A Supreme Court bench comprising of Justice Dipak Misra and Justice V. Gopala Gowda observed that a delay in adjudication by the Family Court is not only against human rights but also against the basic embodiment of dignity of an individual.
It had come to the notice of the Court that on certain occasions the Family Courts have been granting adjournments in a routine manner as a consequence of which both the parties suffer or, on certain occasions, the wife becomes the worst victim. The Bench observed that when such a situation occurs, the purpose of the law gets totally atrophied. The Family Judge is expected to be sensitive to the issues, for he is dealing with extremely delicate and sensitive issues pertaining to the marriage and issues ancillary thereto.
The Court was cautious in its approach and stated that it does not mean that the Family Courts should show undue haste or impatience, but there is a distinction between impatience and to be wisely anxious and conscious about dealing with a situation.
The question before the Court, brought by a Special Leave Petition was whether the Family Court while deciding an application under Section 7 of the Family Court Act, 1984 which includes determination of grant of maintenance to the entitled persons, should allow adjournments in a liberal manner.

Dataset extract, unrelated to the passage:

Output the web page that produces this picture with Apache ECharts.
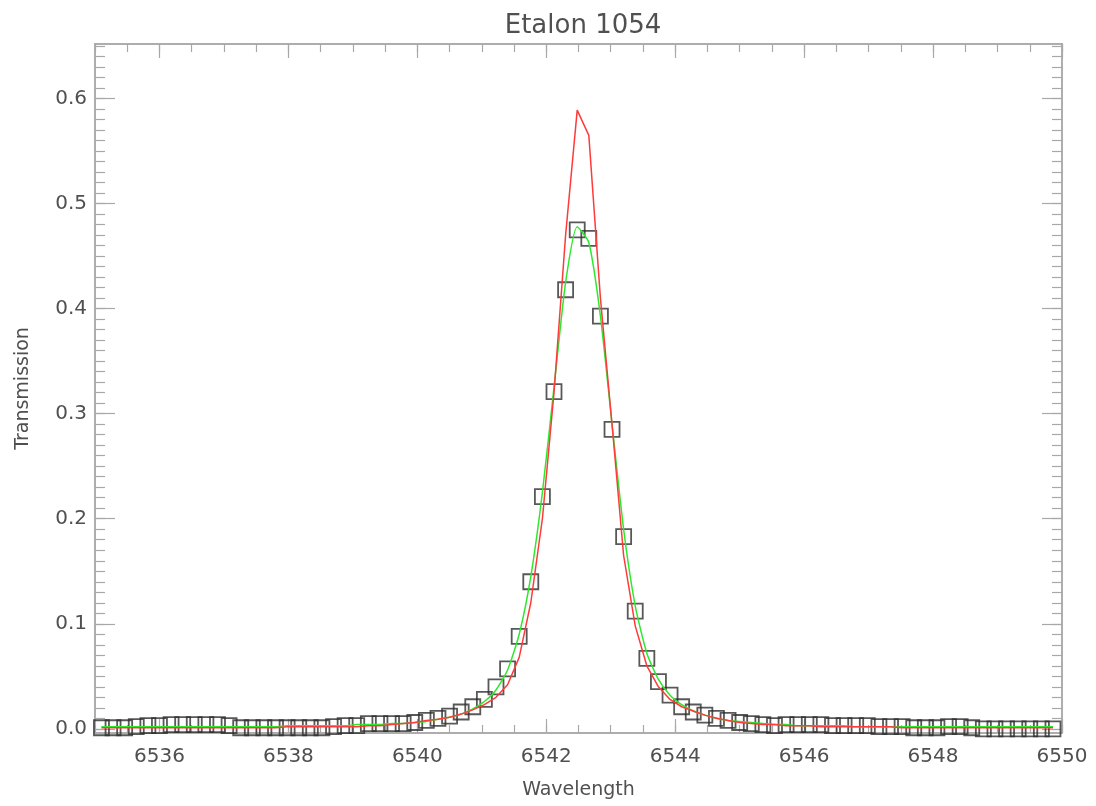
<!DOCTYPE html>
<html>
<head>
<meta charset="utf-8">
<title>Etalon 1054</title>
<script src="https://cdn.jsdelivr.net/npm/echarts@6/dist/echarts.min.js"></script>
<style>
  html, body { margin: 0; padding: 0; background: #fff; }
  #chart { width: 1096px; height: 806px; }
</style>
</head>
<body>
<div id="chart"></div>
<script>
// wavelength grid of the measured points (Angstrom)
var wavelength = [
  6535.10, 6535.28, 6535.46, 6535.64, 6535.82, 6536.00, 6536.18, 6536.36, 6536.54, 6536.72,
  6536.90, 6537.08, 6537.26, 6537.44, 6537.62, 6537.80, 6537.98, 6538.16, 6538.34, 6538.52,
  6538.70, 6538.88, 6539.06, 6539.24, 6539.42, 6539.60, 6539.78, 6539.96, 6540.14, 6540.32,
  6540.50, 6540.68, 6540.86, 6541.04, 6541.22, 6541.40, 6541.58, 6541.76, 6541.94, 6542.12,
  6542.30, 6542.48, 6542.66, 6542.84, 6543.02, 6543.20, 6543.38, 6543.56, 6543.74, 6543.92,
  6544.10, 6544.28, 6544.46, 6544.64, 6544.82, 6545.00, 6545.18, 6545.36, 6545.54, 6545.72,
  6545.90, 6546.08, 6546.26, 6546.44, 6546.62, 6546.80, 6546.98, 6547.16, 6547.34, 6547.52,
  6547.70, 6547.88, 6548.06, 6548.24, 6548.42, 6548.60, 6548.78, 6548.96, 6549.14, 6549.32,
  6549.50, 6549.68, 6549.86
];
// measured transmission (squares)
var measured = [
  0.001, 0.001, 0.001, 0.002, 0.003, 0.003, 0.004, 0.004, 0.004, 0.004,
  0.004, 0.003, 0.001, 0.001, 0.001, 0.001, 0.001, 0.001, 0.001, 0.001,
  0.002, 0.003, 0.003, 0.005, 0.005, 0.005, 0.005, 0.006, 0.008, 0.010,
  0.012, 0.016, 0.021, 0.028, 0.040, 0.057, 0.088, 0.140, 0.221, 0.321,
  0.418, 0.475, 0.467, 0.393, 0.285, 0.183, 0.112, 0.067, 0.045, 0.032,
  0.021, 0.016, 0.013, 0.010, 0.008, 0.006, 0.005, 0.004, 0.003, 0.004,
  0.004, 0.004, 0.004, 0.003, 0.003, 0.003, 0.003, 0.002, 0.002, 0.002,
  0.001, 0.001, 0.001, 0.002, 0.002, 0.001, 0.000, 0.000, 0.000, 0.000,
  0.000, 0.000, 0.000
];
// fitted profile (green)
var fitted = [
  0.002, 0.002, 0.002, 0.002, 0.002, 0.002, 0.002, 0.002, 0.002, 0.002,
  0.002, 0.002, 0.002, 0.002, 0.002, 0.002, 0.003, 0.003, 0.003, 0.003,
  0.003, 0.003, 0.004, 0.004, 0.004, 0.005, 0.005, 0.006, 0.007, 0.009,
  0.011, 0.014, 0.019, 0.026, 0.037, 0.056, 0.090, 0.145, 0.225, 0.325,
  0.425, 0.478, 0.463, 0.393, 0.290, 0.190, 0.117, 0.072, 0.047, 0.032,
  0.023, 0.017, 0.013, 0.010, 0.008, 0.007, 0.006, 0.005, 0.004, 0.004,
  0.003, 0.003, 0.003, 0.003, 0.003, 0.002, 0.002, 0.002, 0.002, 0.002,
  0.002, 0.002, 0.002, 0.002, 0.002, 0.002, 0.002, 0.002, 0.002, 0.002,
  0.002, 0.002, 0.002
];
// theoretical etalon profile (red)
var model = [
  0.001, 0.001, 0.001, 0.001, 0.001, 0.001, 0.001, 0.001, 0.001, 0.001,
  0.001, 0.001, 0.001, 0.001, 0.001, 0.001, 0.002, 0.002, 0.002, 0.002,
  0.002, 0.002, 0.002, 0.003, 0.003, 0.004, 0.005, 0.006, 0.008, 0.009,
  0.011, 0.014, 0.018, 0.023, 0.030, 0.042, 0.068, 0.120, 0.200, 0.320,
  0.470, 0.589, 0.565, 0.410, 0.290, 0.165, 0.098, 0.060, 0.040, 0.028,
  0.021, 0.017, 0.013, 0.010, 0.008, 0.006, 0.005, 0.004, 0.004, 0.003,
  0.003, 0.003, 0.002, 0.002, 0.002, 0.002, 0.002, 0.002, 0.002, 0.001,
  0.001, 0.001, 0.001, 0.001, 0.001, 0.001, 0.001, 0.001, 0.001, 0.001,
  0.001, 0.001, 0.001
];
var xTickLabels = [6536, 6538, 6540, 6542, 6544, 6546, 6548, 6550];
var yTickLabels = [0.0, 0.1, 0.2, 0.3, 0.4, 0.5, 0.6];

var xMin = 6535, xMax = 6550;
var yMin = -0.004, yMax = 0.652;

// minor tick positions
var xMinor = [];
for (var v = xMin; v <= xMax + 1e-9; v += 0.5) xMinor.push(+v.toFixed(2));
var yMinor = [];
for (var k = 0; k <= 65; k++) yMinor.push(+(k * 0.01).toFixed(2));

function pairs(ys) {
  return wavelength.map(function (x, i) { return [x, ys[i]]; });
}

var axisGray = '#a8a8a8';
var textGray = '#505050';
var font = 'DejaVu Sans';

function xAx(pos, major, labels) {
  return {
    type: 'value', position: pos, min: xMin, max: xMax, gridIndex: 0,
    axisLine: { show: true, onZero: false, lineStyle: { color: axisGray, width: 1.5 } },
    axisTick: {
      show: true, inside: true, length: major ? 14 : 8,
      customValues: major ? xTickLabels : xMinor,
      lineStyle: { color: axisGray, width: 1.2 }
    },
    axisLabel: {
      show: labels, customValues: xTickLabels, margin: 14,
      color: textGray, fontSize: 20, fontFamily: font,
      formatter: function (val) { return String(Math.round(val)); }
    },
    splitLine: { show: false },
    name: labels ? 'Wavelength' : '',
    nameLocation: 'middle', nameGap: 48,
    nameTextStyle: { color: textGray, fontSize: 19, fontFamily: font }
  };
}

function yAx(pos, major, labels) {
  return {
    type: 'value', position: pos, min: yMin, max: yMax, gridIndex: 0,
    axisLine: { show: true, onZero: false, lineStyle: { color: axisGray, width: 1.5 } },
    axisTick: {
      show: true, inside: true, length: major ? 20 : 10,
      customValues: major ? yTickLabels : yMinor,
      lineStyle: { color: axisGray, width: 1.2 }
    },
    axisLabel: {
      show: labels, customValues: yTickLabels, margin: 8,
      color: textGray, fontSize: 20, fontFamily: font,
      formatter: function (val) { return val.toFixed(1); }
    },
    splitLine: { show: false },
    name: labels ? 'Transmission' : '',
    nameLocation: 'middle', nameGap: 62,
    nameTextStyle: { color: textGray, fontSize: 19, fontFamily: font }
  };
}

var chart = echarts.init(document.getElementById('chart'), null, { renderer: 'canvas' });
chart.setOption({
  animation: false,
  backgroundColor: '#ffffff',
  title: {
    text: 'Etalon 1054',
    left: 578, top: 8, textAlign: 'center',
    textStyle: { color: textGray, fontSize: 26, fontWeight: 'normal', fontFamily: font }
  },
  grid: { left: 95, right: 34, top: 44, bottom: 73 },
  xAxis: [
    xAx('bottom', true, true),
    xAx('bottom', false, false),
    xAx('top', true, false),
    xAx('top', false, false)
  ],
  yAxis: [
    yAx('left', true, true),
    yAx('left', false, false),
    yAx('right', true, false),
    yAx('right', false, false)
  ],
  series: [
    {
      name: 'measured', type: 'scatter', xAxisIndex: 0, yAxisIndex: 0,
      data: pairs(measured), symbol: 'rect', symbolSize: 15, z: 3,
      itemStyle: { color: 'rgba(0,0,0,0)', borderColor: '#2e2e2e', borderWidth: 1.8 }
    },
    {
      name: 'fit', type: 'line', xAxisIndex: 0, yAxisIndex: 0,
      data: pairs(fitted), showSymbol: false, smooth: 0.2, z: 4,
      lineStyle: { color: '#2ee82e', width: 1.5 }
    },
    {
      name: 'model', type: 'line', xAxisIndex: 0, yAxisIndex: 0,
      data: pairs(model), showSymbol: false, z: 5,
      lineStyle: { color: '#ff3a3a', width: 1.5 }
    }
  ]
});
</script>
</body>
</html>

The Court asked whether this delay can be condoned remaining oblivious of objects and reasons of the Act and also keeping the windows of wisdom closed and the sense of judicial responsiveness suspended to the manifest perceptibility of vagrancy, destitution, impecuniosity, struggle for survival and the emotional fracture, a wife likely to face under these circumstances.
The Court noted that such an approach would not only defeat the command of the legislature but also frustrate the hope of wife and children who are deprived of adequate livelihood and whose aspirations perish like mushroom and possibly the brief candle of sustenance joins the marathon race of extinction.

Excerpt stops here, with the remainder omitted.